Looking at the supply enablers that will help meet this rising structural demand:
- Smartphones are becoming ever more pervasive in society, providing information at the user’s fingertips and opening up entire new markets in developing markets. Smartphones are set to become increasingly powerful and less expensive.
- High speed internet (both mobile and broadband) provide access to the zettabytes (one zettabyte = one trillion gigabytes or alternatively 667 trillion two-hour films in high definition) of data being processed over the internet each year.
- The proliferation of social networks as peer-driven, content-sharing encourages users to share and consume TV, film and games (to name a few).
Distribution models are changing as media moves from linear broadcasting (live TV) and individual products (film tickets), to on-demand and subscription packages (like Netflix and Spotify). Instant gratification and consumption of content is now easily available.From the confluence of these trends, it is estimated that TV and video will account for over 35% of consumers’ spending in 2020 (PwC, 2016).
Indeed, in the long-term, many service-based jobs are at risk from automation. A portion of the associated cost savings are likely to be re-allocated to areas that provide enjoyment/higher utility to individuals, such as entertainment. Of course, from a less positive point of view, those displaced by automation will have more time out of work to spend watching TV and films. In both regards, demand for entertainment should continue to increase within our lifetimes at least.
The amount of leisure time that we enjoy has grown significantly over the last few decades, leaving us looking for ways to fill our free time.

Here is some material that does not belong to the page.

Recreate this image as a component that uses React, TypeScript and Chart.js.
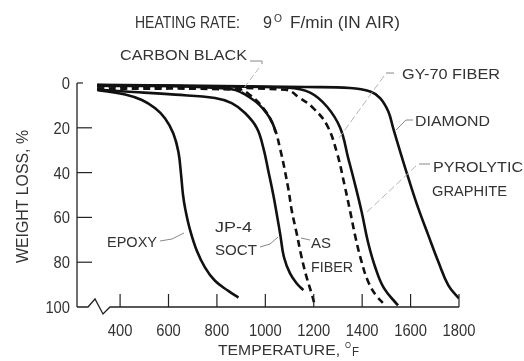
import React, { useEffect, useRef } from "react";
import { Chart, registerables } from "chart.js";
Chart.register(...registerables);

// ---- data (temperature °F, weight loss %) ----
const xTicks = [400, 600, 800, 1000, 1200, 1400, 1600, 1800];
const yTicks = [0, 20, 40, 60, 80, 100];

const epoxyT = [305, 421, 490, 545, 586, 620, 641, 652, 660, 670, 689, 717, 751, 792, 847, 889];
const epoxyW = [3.1, 5.1, 7.6, 11.3, 15.8, 22.5, 30.8, 41.0, 50.0, 56.7, 65.6, 74.9, 82.4, 88.3, 92.8, 95.8];

const jp4T = [305, 421, 627, 792, 861, 916, 965, 992, 1013, 1033, 1048, 1062, 1077, 1102, 1130, 1157];
const jp4W = [3.0, 3.8, 5.2, 6.7, 9.0, 13.4, 20.1, 29.1, 39.6, 50, 59, 67.9, 77.8, 85, 89.5, 92.5];

const asFiberT = [305, 896, 937, 992, 1033, 1061, 1095, 1109, 1130, 1150, 1171, 1192, 1205];
const asFiberW = [2.5, 3.1, 5.4, 11.3, 18.8, 29.3, 47.2, 56.9, 67.4, 77.9, 86.9, 94.3, 99.5];

const carbonBlackT = [305, 854, 951, 1006, 1033, 1042];
const carbonBlackW = [0.9, 2.7, 7.6, 13.6, 18.8, 22];

const gy70T = [305, 1082, 1143, 1198, 1254, 1295, 1327, 1350, 1373, 1398, 1424, 1457, 1495];
const gy70W = [1.5, 3.0, 6.7, 11.2, 18.7, 30.8, 45.5, 57.1, 69.2, 80, 88.5, 94.8, 99.2];

const pyroT = [305, 1094, 1185, 1255, 1309, 1342, 1371, 1398, 1424, 1455, 1490, 1548];
const pyroW = [1.2, 2.1, 4.3, 10.6, 20, 33.4, 45.5, 57.6, 71, 82.6, 91.6, 99.3];

const diamondT = [305, 1170, 1350, 1433, 1474, 1508, 1528, 1557, 1591, 1632, 1673, 1715, 1756, 1800];
const diamondW = [0.8, 1.8, 2.2, 3.8, 6.7, 12.7, 20.1, 30.6, 42.5, 56, 67.9, 79.9, 90.3, 96.2];

const FONT = '"Liberation Sans", Arial, sans-serif';
const TXT = "#333";

function pts(t: number[], w: number[]) {
  return t.map((x, i) => ({ x, y: w[i] }));
}

function fitText(ctx: CanvasRenderingContext2D, text: string, left: number, right: number, baseline: number, size: number) {
  ctx.save();
  ctx.font = `${size}px ${FONT}`;
  const w = ctx.measureText(text).width;
  ctx.translate(left, baseline);
  ctx.scale((right - left) / w, 1);
  ctx.fillStyle = TXT;
  ctx.textAlign = "left";
  ctx.textBaseline = "alphabetic";
  ctx.fillText(text, 0, 0);
  ctx.restore();
}

function poly(ctx: CanvasRenderingContext2D, p: number[][], color: string, width: number, dash: number[] = []) {
  ctx.save();
  ctx.strokeStyle = color;
  ctx.lineWidth = width;
  ctx.setLineDash(dash);
  ctx.beginPath();
  p.forEach(([x, y], i) => (i ? ctx.lineTo(x, y) : ctx.moveTo(x, y)));
  ctx.stroke();
  ctx.restore();
}

const decorPlugin = {
  id: "decor",
  afterDraw(chart: any) {
    const ctx: CanvasRenderingContext2D = chart.ctx;
    const xs = chart.scales.x;
    const ys = chart.scales.y;
    const L = xs.getPixelForValue(xs.min);
    const R = xs.getPixelForValue(1800);
    const T0 = ys.getPixelForValue(0);
    const B = ys.getPixelForValue(100);
    const axis = "#222";

    // y axis
    poly(ctx, [[L, T0], [L, B]], axis, 1.3);
    // x axis with break
    poly(ctx, [[L, B], [L + 11, B], [L + 18, B - 8], [L + 26, B + 7], [L + 33, B], [R, B]], axis, 1.3);

    // ticks
    xTicks.forEach((t) => {
      const x = xs.getPixelForValue(t);
      poly(ctx, [[x, B], [x, B - 13]], axis, 1.2);
    });
    yTicks.forEach((v) => {
      const y = ys.getPixelForValue(v);
      if (v === 100) return;
      poly(ctx, [[L, y], [L + (v === 0 ? 6 : 15), y]], axis, 1.2);
    });

    // tick labels
    xTicks.forEach((t) => {
      const s = String(t);
      const x = xs.getPixelForValue(t);
      const w = s.length * 8.2;
      fitText(ctx, s, x - w / 2, x + w / 2, B + 28.5, 16);
    });
    yTicks.forEach((v) => {
      const s = String(v);
      const w = s.length * 8.2;
      fitText(ctx, s, 70 - w, 70, ys.getPixelForValue(v) + 6, 16);
    });

    // axis titles
    fitText(ctx, "TEMPERATURE,", 218, 340, 355, 15);
    fitText(ctx, "O", 345, 351, 348, 9);
    fitText(ctx, "F", 352, 359, 356, 12);
    ctx.save();
    ctx.translate(28, 263);
    ctx.rotate(-Math.PI / 2);
    fitText(ctx, "WEIGHT LOSS, %", 0, 133, 0, 16);
    ctx.restore();

    // chart title
    fitText(ctx, "HEATING RATE:", 135, 240, 28, 16);
    fitText(ctx, "9", 263, 272, 28, 16);
    fitText(ctx, "O", 274, 282, 22, 10);
    fitText(ctx, "F/min (IN AIR)", 290, 400, 28, 16);

    // curve labels
    fitText(ctx, "CARBON BLACK", 120, 247, 60, 15);
    fitText(ctx, "GY-70 FIBER", 402, 500, 79, 15);
    fitText(ctx, "DIAMOND", 415, 490, 126, 15);
    fitText(ctx, "PYROLYTIC", 433, 523, 172, 15);
    fitText(ctx, "GRAPHITE", 432, 507, 196, 15);
    fitText(ctx, "EPOXY", 107, 157, 247, 15);
    fitText(ctx, "JP-4", 215, 252, 232, 15);
    fitText(ctx, "SOCT", 215, 257, 255, 15);
    fitText(ctx, "AS", 311, 331, 248, 15);
    fitText(ctx, "FIBER", 311, 353, 272, 15);

    // leader lines
    const lg = "#888";
    const ll = "#b5b5b5";
    poly(ctx, [[250, 61], [262, 61], [262, 64]], lg, 1);
    poly(ctx, [[259, 68], [241, 92]], ll, 1, [6, 3]);
    poly(ctx, [[394, 73], [386, 73]], lg, 1);
    poly(ctx, [[384, 76], [339, 138]], ll, 1, [7, 3]);
    poly(ctx, [[413, 120], [406, 120], [396, 130]], lg, 1);
    poly(ctx, [[430, 164], [419, 164]], lg, 1);
    poly(ctx, [[416, 166], [367, 212]], ll, 1, [7, 3]);
    poly(ctx, [[160, 241], [172, 239], [184, 233]], lg, 1);
    poly(ctx, [[260, 247], [270, 244], [278, 237]], lg, 1);
    poly(ctx, [[310, 240], [301, 238]], lg, 1);
  },
};

export default function App() {
  const ref = useRef<HTMLCanvasElement>(null);
  useEffect(() => {
    const canvas = ref.current!;
    const ds = (label: string, t: number[], w: number[], dashed: boolean) => ({
      label,
      data: pts(t, w),
      borderColor: "#111",
      borderWidth: 2.6,
      borderDash: dashed ? [7, 4.5] : [],
      pointRadius: 0,
      fill: false,
      tension: 0.4,
      borderCapStyle: "butt" as const,
      borderJoinStyle: "round" as const,
    });
    const chart = new Chart(canvas, {
      type: "line",
      data: {
        datasets: [
          ds("DIAMOND", diamondT, diamondW, false),
          ds("PYROLYTIC GRAPHITE", pyroT, pyroW, false),
          ds("GY-70 FIBER", gy70T, gy70W, true),
          ds("CARBON BLACK", carbonBlackT, carbonBlackW, false),
          ds("AS FIBER", asFiberT, asFiberW, true),
          ds("JP-4 SOCT", jp4T, jp4W, false),
          ds("EPOXY", epoxyT, epoxyW, false),
        ],
      },
      options: {
        responsive: false,
        animation: false,
        devicePixelRatio: 1,
        events: [],
        layout: { padding: { left: 77, right: 65, top: 83, bottom: 54 } },
        plugins: { legend: { display: false }, tooltip: { enabled: false }, title: { display: false } },
        scales: {
          x: { type: "linear", min: 222, max: 1800, display: false },
          y: { type: "linear", min: 0, max: 100, reverse: true, display: false },
        },
      },
      plugins: [decorPlugin],
    });
    return () => chart.destroy();
  }, []);
  return (
    <div style={{ position: "absolute", left: 0, top: 0, width: 524, height: 361, background: "#fff" }}>
      <canvas ref={ref} width={524} height={361} style={{ display: "block" }} />
    </div>
  );
}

One result has been that the time spent watching television has jumped up since the 1970s. These trends are expected to continue as productivity and incomes increase, and we choose to spend less of our time working.
In both the long and the short-term, the prospects for Media and Entertainment look promising. Consequently, we believe investment in the media industry represents a stable and attractive proposition. Our investment strategy in the media sector looks to harness these current and future growth trends and deliver real returns to investors.